National Institutes of Health supports nanoparticle research to help in fight against kidney disease

(Nanowerk News) Research led by an Arizona State University biomedical engineer and physicist to find more effective ways of detecting the onset of kidney disease is getting support from the National Institutes of Health.
The NIH has awarded $400,000 to Kevin Bennett, an assistant professor of the School of Biological and Health Systems Engineering, one of ASU's Ira A. Fulton Schools of Engineering.
The grant will support his team's research focusing on a common form of kidney disease called nephritis.
"A significant portion of the diabetic population and others will develop kidney disease. The earlier we can detect it, the more likely it is that we can effectively treat it," Bennett says.
The current method of identifying kidney disease is to perform a biopsy, which can be painful for patients and prone to errors. Bennett is working on a method using magnetic resonance imaging (MRI) technology that involves magnetic particles.
His team has engineered magnetic nanoparticles that stick to the glomerulus, a part of the kidney that is attached to the nephron. The nephron is a part of the kidney that regulates the level of water and soluble substances in the blood.
By doing an MRI scan on a kidney onto which magnetic nanoparticles have been bound, it creates a visible distortion in the image that enables researchers to extract information about the nephron.
The distortions in such images enable nephrons to be accurately located, their size can be determined and changes in their behavior can be revealed. "If we can detect changes in nephron function early, patients can be treated earlier and with better results," Bennett says.
Another application of the research is in examination of the relationship between the number of nephrons and the risk of cardiovascular and kidney diseases in humans, which is currently done by taking sections of body tissue.
Researchers are also looking at how nanoparticle uptake in the kidneys is affected by diabetes and the strain nanoparticle uptake puts on the kidneys.
"We are doing this with noninvasive imaging. We are developing ways to detect all of this without having to do biopsies or collect body tissue," Bennett explains.

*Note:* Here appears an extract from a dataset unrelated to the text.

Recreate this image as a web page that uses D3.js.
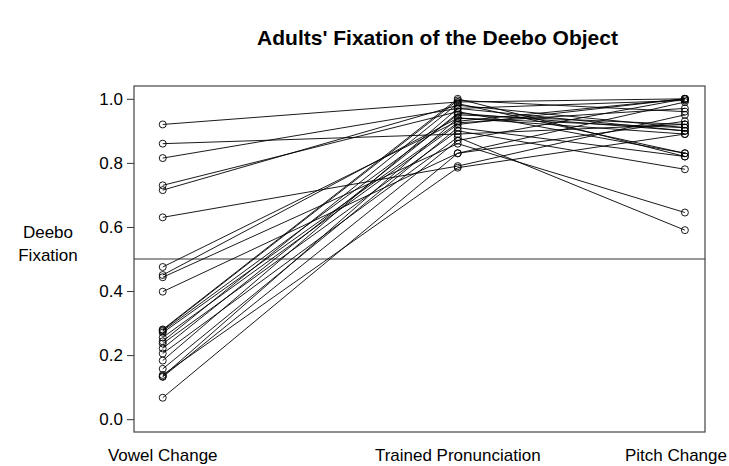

Bennett's team includes: professor Teresa Wu, an industrial engineer and an associate professor in the School of Computing, Informatics, and Decision Systems Engineering in the Ira A. Fulton Schools of Engineering; Min Zhang, a doctoral student working under Wu; professor John Bertam, head of Anatomy and Developmental Biology at Monash University in Australia; and Scott Beeman, a biomedical engineering doctoral student working in Bennett's laboratory.
Beeman has taken a lead role in the kidney research project and recently presented a progress report at a meeting of the International Society for Magnetic Resonance Medicine in Melbourne, Australia.

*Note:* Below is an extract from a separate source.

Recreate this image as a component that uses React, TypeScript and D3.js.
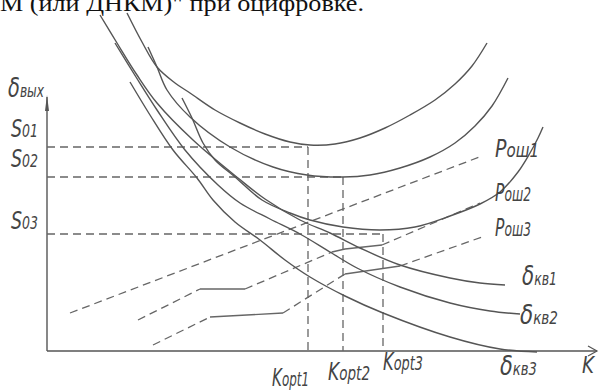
import React from "react";
import * as d3 from "d3";

type Pt = [number, number];

// axis units: K along x, δ along y
const kMax = 55;
const dMax = 35.1;

// total output error curves (U-shaped)
const sumCurve1: Pt[] = [
  [8.0, 33.8], [9.5, 30.9], [11.0, 28.4], [12.8, 26.8], [14.3, 25.8], [16.8, 24.1],
  [19.3, 22.8], [21.8, 21.7], [24.3, 20.9], [26.3, 20.6], [28.8, 20.7], [31.3, 21.3],
  [33.8, 22.3], [36.3, 23.6], [38.8, 25.1], [40.8, 26.7], [42.5, 28.5], [44.0, 30.8],
];
const sumCurve2: Pt[] = [
  [10.1, 30.4], [11.0, 28.4], [12.0, 26.1], [14.3, 23.4], [18.3, 20.4], [22.6, 18.4],
  [26.0, 17.6], [29.6, 17.4], [32.3, 17.6], [35.3, 18.3], [38.3, 19.4], [40.8, 20.8],
  [42.8, 22.5], [44.5, 24.5], [46.1, 27.3],
];
const sumCurve3: Pt[] = [
  [13.5, 25.3], [14.5, 23.3], [15.6, 20.8], [16.8, 19.1], [18.8, 17.4], [21.5, 15.1],
  [24.3, 13.8], [26.3, 13.1], [29.6, 12.4], [33.3, 12.1], [36.8, 12.4], [40.3, 13.5],
  [43.3, 14.7], [45.3, 15.9], [47.1, 17.9], [48.3, 19.8], [49.1, 21.3], [49.6, 22.4],
];

// quantization error curves δкв
const quantCurve1: Pt[] = [
  [5.3, 33.6], [7.0, 30.8], [9.0, 27.6], [11.0, 24.8], [14.6, 21.1], [19.1, 17.3],
  [21.8, 15.2], [25.3, 13.1], [28.3, 11.8], [31.3, 10.3], [35.3, 8.6], [40.3, 7.3],
  [43.3, 6.8], [45.8, 6.6],
];
const quantCurve2: Pt[] = [
  [6.8, 30.8], [8.9, 27.4], [11.0, 24.1], [13.8, 20.1], [17.1, 16.6], [19.3, 14.8],
  [22.3, 13.2], [25.3, 11.7], [28.3, 9.9], [31.0, 8.3], [35.3, 6.4], [40.3, 4.8],
  [44.3, 4.0], [47.3, 3.7],
];
const quantCurve3: Pt[] = [
  [8.3, 26.9], [10.3, 23.6], [12.6, 20.1], [15.0, 17.3], [16.6, 15.1], [18.8, 12.9],
  [21.3, 11.1], [23.8, 9.1], [26.3, 7.4], [29.8, 5.5], [33.6, 3.8], [40.3, 1.4],
  [45.3, 0.2], [49.0, -0.1],
];

// error probability lines Pош: pieces alternate dashed / solid
const errLine1: Pt[][] = [[[2.3, 3.8], [43.5, 19.5]]];
const errLine2: Pt[][] = [
  [[9.1, 3.1], [15.3, 6.2]],
  [[15.3, 6.2], [19.8, 6.2]],
  [[19.8, 6.2], [28.5, 9.9]],
  [[28.5, 9.9], [29.8, 10.2], [33.5, 10.6]],
  [[33.5, 10.6], [43.3, 14.8]],
];
const errLine3: Pt[][] = [
  [[10.6, 0.6], [16.3, 3.4]],
  [[16.3, 3.4], [23.6, 3.8]],
  [[23.6, 3.8], [29.8, 7.7]],
  [[29.8, 7.7], [35.3, 8.5]],
  [[35.3, 8.5], [43.5, 11.4]],
];

// optimum points
const sLevels = [20.4, 17.4, 11.7];
const kOpt = [26.1, 29.6, 33.6];

const sLabels = ["01", "02", "03"];
const kOptLabels = ["opt1", "opt2", "opt3"];
const errLabels = ["ош1", "ош2", "ош3"];
const quantLabels = ["кв1", "кв2", "кв3"];
const headerText = "М (или ДНКМ)\" при оцифровке.";

const W = 599;
const H = 390;
const INK = "#555";
const TXT = "#444";
const FONT = "'DejaVu Sans', sans-serif";

const x = d3.scaleLinear().domain([0, kMax]).range([47, 597]);
const y = d3.scaleLinear().domain([0, dMax]).range([351, 0]);

const smooth = d3
  .line<Pt>()
  .x(d => x(d[0]))
  .y(d => y(d[1]))
  .curve(d3.curveCatmullRom.alpha(0.5));
const straight = d3
  .line<Pt>()
  .x(d => x(d[0]))
  .y(d => y(d[1]));

function Label({ px, py, head, tail, hs, ts, w }: any) {
  return (
    <text
      x={px}
      y={py}
      fontFamily={FONT}
      fontStyle="italic"
      fill={TXT}
      textLength={w}
      lengthAdjust="spacingAndGlyphs"
    >
      <tspan fontSize={hs}>{head}</tspan>
      {tail ? <tspan fontSize={ts}>{tail}</tspan> : null}
    </text>
  );
}

export default function App() {
  const curves = [sumCurve1, sumCurve2, sumCurve3, quantCurve1, quantCurve2, quantCurve3];
  const errLines = [errLine1, errLine2, errLine3];

  return (
    <svg
      width={W}
      height={H}
      style={{ position: "absolute", left: 0, top: 0, background: "#fff" }}
    >
      {/* cropped line of the page text above the figure */}
      <text
        x={0}
        y={11}
        fontFamily="'Liberation Serif', serif"
        fontSize={24}
        fill="#111"
        textLength={364}
        lengthAdjust="spacingAndGlyphs"
      >
        {headerText}
      </text>

      {/* axes */}
      <line x1={x(0)} y1={y(0)} x2={x(0)} y2={97} stroke={INK} strokeWidth={1.4} />
      <path d={`M${x(0)},95 L${x(0) - 2},111 L${x(0) + 2},111 Z`} fill={INK} />
      <line x1={x(0)} y1={y(0)} x2={x(kMax)} y2={y(0)} stroke={INK} strokeWidth={1.4} />
      <path
        d={`M${x(kMax) - 9},${y(0) - 5} L${x(kMax)},${y(0)} L${x(kMax) - 9},${y(0) + 5}`}
        fill="none"
        stroke={INK}
        strokeWidth={1.2}
      />

      {/* optimum guides */}
      {sLevels.map((s, i) => (
        <g key={"g" + i} stroke="#666" strokeWidth={1.3} strokeDasharray="8 5" fill="none">
          <line x1={x(0)} y1={y(s)} x2={x(kOpt[i])} y2={y(s)} />
          <line x1={x(kOpt[i])} y1={y(s)} x2={x(kOpt[i])} y2={y(0)} />
        </g>
      ))}

      {/* Pош lines */}
      {errLines.map((pieces, i) =>
        pieces.map((p, j) => (
          <path
            key={`e${i}-${j}`}
            d={straight(p) || ""}
            fill="none"
            stroke="#666"
            strokeWidth={1.3}
            strokeDasharray={j % 2 === 0 ? "8 5" : undefined}
          />
        ))
      )}

      {/* curves */}
      {curves.map((c, i) => (
        <path key={"c" + i} d={smooth(c) || ""} fill="none" stroke={INK} strokeWidth={1.4} />
      ))}

      {/* labels */}
      <Label px={8} py={97} head="δ" tail="вых" hs={27} ts={17} w={36} />
      {sLabels.map((t, i) => (
        <Label
          key={"s" + i}
          px={11}
          py={y(sLevels[i]) - (i === 2 ? 5 : 10)}
          head="S"
          tail={t}
          hs={25}
          ts={18}
          w={27}
        />
      ))}
      {kOptLabels.map((t, i) => (
        <Label
          key={"k" + i}
          px={[272, 328, 383][i]}
          py={[386, 380, 370][i]}
          head="K"
          tail={t}
          hs={24}
          ts={19}
          w={[37, 42, 40][i]}
        />
      ))}
      {errLabels.map((t, i) => (
        <Label
          key={"p" + i}
          px={495}
          py={[157, 201, 236][i]}
          head="P"
          tail={t}
          hs={24}
          ts={19}
          w={i === 0 ? 44 : 36}
        />
      ))}
      {quantLabels.map((t, i) => (
        <Label
          key={"q" + i}
          px={[522, 520, 500][i]}
          py={[285, 324, 375][i]}
          head="δ"
          tail={t}
          hs={27}
          ts={17}
          w={[35, 38, 37][i]}
        />
      ))}
      <Label px={582} py={373} head="K" tail="" hs={23} ts={16} w={12} />
    </svg>
  );
}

"It's rare that a Ph.D. student can push a whole field of research forward, but that's what Scott has done," Bennett says.
The team is already in the preclinical stage of research. "We are moving the technique to clinical trials, and we have already developed better nanoparticles and more sensitive ways to detect them."
The next step will be working with human donor kidneys.
The research is being performed at the Center for Preclinical Imaging, established through a collaboration between the Ira A. Fulton Schools of Engineering and the Barrow Neurological Institute at St. Joseph's Hospital and Medical Center in Phoenix.